De même, faire le choix d’un conjoint sur la base unique ou même principale de l’amour que l’on ressent pour lui se défend plus difficilement quand l’incompatibilité caractérielle, les difficultés matérielles et les insatisfactions personnelles sont plus souvent les causes des séparations des couples que l’extinction totale de sentiments en leur sein. Il semble donc que l’amour, quoique primordial, puisse être considéré comme étant relativement trivial quand on l’oppose à l’occurrence plus clairement appréciable qu’est l’alchimie. Qu’est-ce que l’alchimie ? L’alchimie suggère de nous marier non pas à qui nous plaît, mais à qui nous sied. L’alchimie se veut déterminante, car elle pose des questions simples et faciles à évaluer. Les caractères sont-ils compatibles ? Les projets sont-ils complémentaires ? Les valeurs sont-elles convergentes ? Les ambitions sont-elles connectées ? Etc. L’alchimie est donc un patron d’appréciation permettant de mesurer le sérieux d’une relation avec plus de précision que la notion quelque peu abstraite de l’amour.
Par ailleurs, l’alchimie demeure primordiale même chez ceux qui font le choix de ne pas se marier et qui entendent profiter l’un de l’autre sans les contraintes de la pression sociale et familiale inhérente au mariage. Après tout, quelles sont les preuves factuelles que la légalisation d’une union entretient une connexion sentimentale et qu’est-ce qui confirme que les responsabilités mutuelles sont entretenues par les signatures contractuelles ? Ceux qui en doutent rejettent le formalisme du mariage légal qui semble, finalement, avoir plus de valeur sociale que sentimentale, en ce sens qu’il sert surtout un intérêt d’organisation sociétale. Toutefois, l’amour ne naît pas, n’évolue pas et ne meurt pas en fonction de la valeur juridique d’une relation. Je sais, personnellement, que j’aimais mon épouse avant qu’elle ne soit mon épouse et que je ne l’aime pas moins depuis. Par contre, je sais aussi que notre mariage a rendu notre parcours sentimental plus difficile qu’il n’avait besoin d’être et a créé un challenge permanent à ce sentiment qui était né naturellement et qui aurait pu évoluer librement…

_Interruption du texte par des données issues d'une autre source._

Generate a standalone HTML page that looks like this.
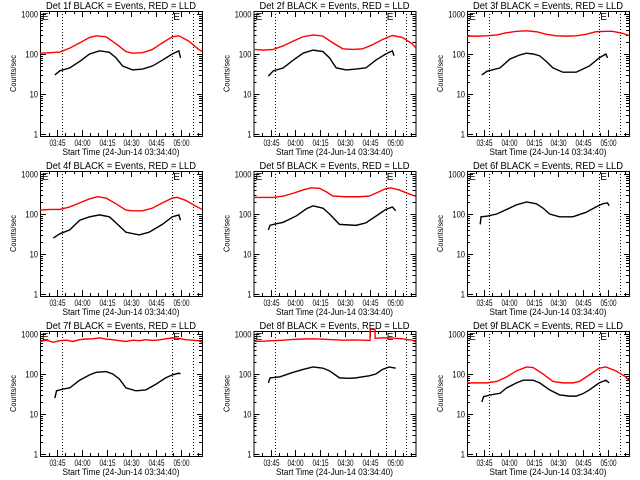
<!DOCTYPE html>
<html><head><meta charset="utf-8"><style>
html,body{margin:0;padding:0;background:#fff}
svg{display:block}
text{font-family:"Liberation Sans",sans-serif;fill:#000}
</style></head><body>
<svg id="c" width="640" height="480" viewBox="0 0 640 480" shape-rendering="crispEdges"></svg>
<script>
// time in minutes since 03:34:40 ; values in counts/sec
const detNames = ["1f","2f","3f","4f","5f","6f","7f","8f","9f"];
const tickLabels = ["03:45","04:00","04:15","04:30","04:45","05:00"];
const tickMinutes = [10.33,25.33,40.33,55.33,70.33,85.33];
const yTickValues = [1,10,100,1000];
const yTickLabels = ["1","10","100","1000"];
const markerMinutes = [13.3,80,92.5];
const redT1 = [0,6,12,18,24,30,34,40,46,52,56,62,68,74,80,84,90,96,98];
const redV1 = [105,108,112,140,190,260,285,270,180,115,105,108,130,190,270,285,210,130,115];
const blkT1 = [9,12,18,24,30,36,42,46,50,56,62,68,74,80,84,85];
const blkV1 = [30,38,45,65,100,120,110,80,50,40,42,50,70,100,120,80];
const redT2 = [0,6,12,18,24,30,36,42,48,54,60,66,72,78,84,90,96,98];
const redV2 = [130,125,130,160,210,270,300,280,190,135,130,135,170,230,290,260,180,145];
const blkT2 = [9,12,18,24,30,36,42,46,50,56,62,68,74,80,84,85];
const blkV2 = [28,38,45,70,105,125,115,80,45,40,42,45,70,100,120,90];
const redT3 = [0,6,12,18,24,30,36,42,48,54,60,66,72,78,84,88,94,98];
const redV3 = [280,280,285,300,340,370,380,360,310,285,280,285,310,360,370,370,330,290];
const blkT3 = [9,12,20,26,32,36,40,44,48,52,58,66,70,74,80,84,85];
const blkV3 = [30,37,45,75,95,105,100,90,65,45,35,35,42,50,80,100,80];
const redT4 = [0,6,12,18,24,30,35,40,46,52,56,62,68,74,80,83,88,94,98];
const redV4 = [125,130,130,150,190,240,270,250,180,125,120,120,140,190,250,260,220,160,130];
const blkT4 = [8,12,18,24,30,36,42,46,52,60,66,74,80,84,85];
const blkV4 = [25,32,40,70,85,95,85,60,35,30,35,55,85,95,70];
const redT5 = [0,6,12,18,24,30,35,40,44,48,56,64,70,76,80,83,88,94,98];
const redV5 = [260,260,260,280,330,400,450,440,360,280,270,270,280,360,430,450,400,320,280];
const blkT5 = [9,10,12,18,26,32,36,42,46,52,62,68,76,80,84,86];
const blkV5 = [40,52,55,62,90,135,160,140,100,55,52,60,100,130,150,120];
const redT6 = [];
const redV6 = [];
const blkT6 = [8,8.5,12,18,24,30,36,42,46,50,56,64,72,78,82,85,86];
const blkV6 = [55,85,88,100,130,170,200,180,140,100,85,85,110,150,180,190,160];
const redT7 = [0,4,8,12,16,20,24,28,32,36,40,44,48,52,56,60,64,68,72,76,80,84,88,92,96,98];
const redV7 = [650,700,620,680,700,650,720,750,760,800,740,720,680,650,700,680,720,690,710,760,800,780,720,700,680,620];
const blkT7 = [9,10,14,18,24,30,34,40,44,48,52,58,64,70,76,80,84,85];
const blkV7 = [25,38,42,45,70,95,110,115,100,75,45,38,40,55,80,95,105,100];
const redT8 = [0,6,12,18,24,30,36,42,48,54,60,66,70.5,70.6,73.5,73.6,78,84,90,96,98];
const redV8 = [650,660,680,700,730,750,760,740,720,700,710,700,690,1300,1300,780,800,790,760,700,640];
const blkT8 = [9,10,16,24,30,36,42,46,52,58,62,66,70,74,78,82,86];
const blkV8 = [60,80,85,110,130,150,140,120,80,78,80,85,90,100,130,150,140];
const redT9 = [0,6,12,18,24,30,36,40,46,52,58,64,68,74,80,84,90,96,98];
const redV9 = [60,60,60,65,85,120,150,145,100,65,60,60,65,95,140,150,120,85,70];
const blkT9 = [9,10,14,20,24,30,34,40,44,50,56,62,66,70,74,80,84,86];
const blkV9 = [20,27,30,33,45,60,70,70,60,40,30,28,28,32,40,60,70,60];

const redT = [redT1,redT2,redT3,redT4,redT5,redT6,redT7,redT8,redT9];
const redV = [redV1,redV2,redV3,redV4,redV5,redV6,redV7,redV8,redV9];
const blkT = [blkT1,blkT2,blkT3,blkT4,blkT5,blkT6,blkT7,blkT8,blkT9];
const blkV = [blkV1,blkV2,blkV3,blkV4,blkV5,blkV6,blkV7,blkV8,blkV9];

const svg = document.getElementById('c');
const NS = "http://www.w3.org/2000/svg";
function mk(tag, attrs, parent){const e=document.createElementNS(NS,tag);for(const k in attrs)e.setAttribute(k,attrs[k]);parent.appendChild(e);return e;}
const colLeft=[40,253.5,467], rowTop=[11,171,331], W=162, H=125, TMAX=98;
for(let i=0;i<9;i++){
  const L=colLeft[i%3], T=rowTop[Math.floor(i/3)], B=T+H, R=L+W;
  const xs=t=>L+t*W/TMAX;
  const ys=v=>T+3+(3-Math.log10(v))*40;
  const g=mk('g',{},svg);
  
  
  const ttl=mk('text',{x:(L+R)/2,y:T-2,'font-size':10,'text-anchor':'middle',textLength:150,lengthAdjust:'spacingAndGlyphs'},g);
  ttl.textContent='Det '+detNames[i]+' BLACK = Events, RED = LLD';
  
  
  const box=mk('rect',{x:L+0.5,y:T+0.5,width:W,height:H,fill:'none',stroke:'#000','stroke-width':1},g);
  
  
  for(let d=0;d<yTickValues.length;d++){
    const y=Math.round(ys(yTickValues[d]))+0.5;
    mk('line',{x1:L,x2:L+6,y1:y,y2:y,stroke:'#000'},g);
    mk('line',{x1:R-5,x2:R,y1:y,y2:y,stroke:'#000'},g);
    const lab=yTickLabels[d];
    const tl=mk('text',{x:L-2,y:y+3,'font-size':9,'text-anchor':'end',textLength:lab.length*4.2,lengthAdjust:'spacingAndGlyphs'},g);
    tl.textContent=lab;
    
    
    if(d<yTickValues.length-1){for(let m=2;m<10;m++){const ym=Math.round(ys(yTickValues[d]*m))+0.5;
      mk('line',{x1:L,x2:L+3,y1:ym,y2:ym,stroke:'#000'},g);mk('line',{x1:R-3,x2:R,y1:ym,y2:ym,stroke:'#000'},g);}}
  }
  const yl=mk('text',{x:0,y:0,'font-size':8,'text-anchor':'middle',textLength:37,lengthAdjust:'spacingAndGlyphs',transform:`translate(${L-24},${(T+B)/2}) rotate(-90)`},g);
  yl.textContent='Counts/sec';
  
  
  for(let k=0;k<tickMinutes.length;k++){
    const x=Math.round(xs(tickMinutes[k]))+0.5;
    mk('line',{x1:x,x2:x,y1:B-6,y2:B,stroke:'#000'},g);
    mk('line',{x1:x,x2:x,y1:T,y2:T+6,stroke:'#000'},g);
    const tl=mk('text',{x:x,y:B+10,'font-size':9,'text-anchor':'middle',textLength:16,lengthAdjust:'spacingAndGlyphs'},g);
    tl.textContent=tickLabels[k];
    
    
  }
  for(let m=tickMinutes[0]-5;m<TMAX;m+=5){const x=Math.round(xs(m))+0.5;if(x>L&&x<R){mk('line',{x1:x,x2:x,y1:B-3,y2:B,stroke:'#000'},g);mk('line',{x1:x,x2:x,y1:T,y2:T+3,stroke:'#000'},g);}}
  const xt=mk('text',{x:(L+R)/2,y:B+19,'font-size':9,'text-anchor':'middle',textLength:117,lengthAdjust:'spacingAndGlyphs'},g);
  xt.textContent='Start Time (24-Jun-14 03:34:40)';
  
  
  for(const mm of markerMinutes){const x=Math.round(xs(mm))+0.5;
    const ml=mk('line',{x1:x,x2:x,y1:T,y2:B,stroke:'#000','stroke-dasharray':'1,2'},g);
    
    }
  for(const ex of [L+2, xs(markerMinutes[1])+1]){const e=mk('text',{x:ex,y:T+9,'font-size':10},g);e.textContent='E';
    
    }
  if(redT[i].length){const p=mk('polyline',{points:redT[i].map((t,j)=>xs(t)+','+ys(redV[i][j])).join(' '),fill:'none',stroke:'#ff0000','stroke-width':1.4,'shape-rendering':'auto'},g);
    
    }
  const pb=mk('polyline',{points:blkT[i].map((t,j)=>xs(t)+','+ys(blkV[i][j])).join(' '),fill:'none',stroke:'#000','stroke-width':1.4,'shape-rendering':'auto'},g);
  
  
}
</script>
</body></html>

À terme, se marier revient donc à jouer un rôle : c’est jouer un rôle de partenaire, un rôle potentiel d’éducateur d’enfants, un rôle plein de nobles responsabilités, certes, mais un rôle tout de même. Et comme tout rôle, les meilleurs acteurs le décrochent et les moins bons échouent à se l’approprier. Aimer, par contre, c’est rechercher un épanouissement, une sérénité, un soutien, une consolation. C’est ne pas se sentir humilié, rapetissé, esseulé, affligé, invisibilisé. Aimer n’est donc pas jouer un rôle. Et l’acceptation de ce truisme plaide en faveur d’une liberté sentimentale décomplexée des pressions culturelles, religieuses et familiales, sans annexer l’ordre social, sans promouvoir l’hédonisme comme option, mais en inspirant une réflexion individuelle quant à une approche relationnelle moins formelle et moins contraignante qui interroge le bien-fondé d’un projet dont la pratique semble nager à contre-courant de l’idée qui en est présentée.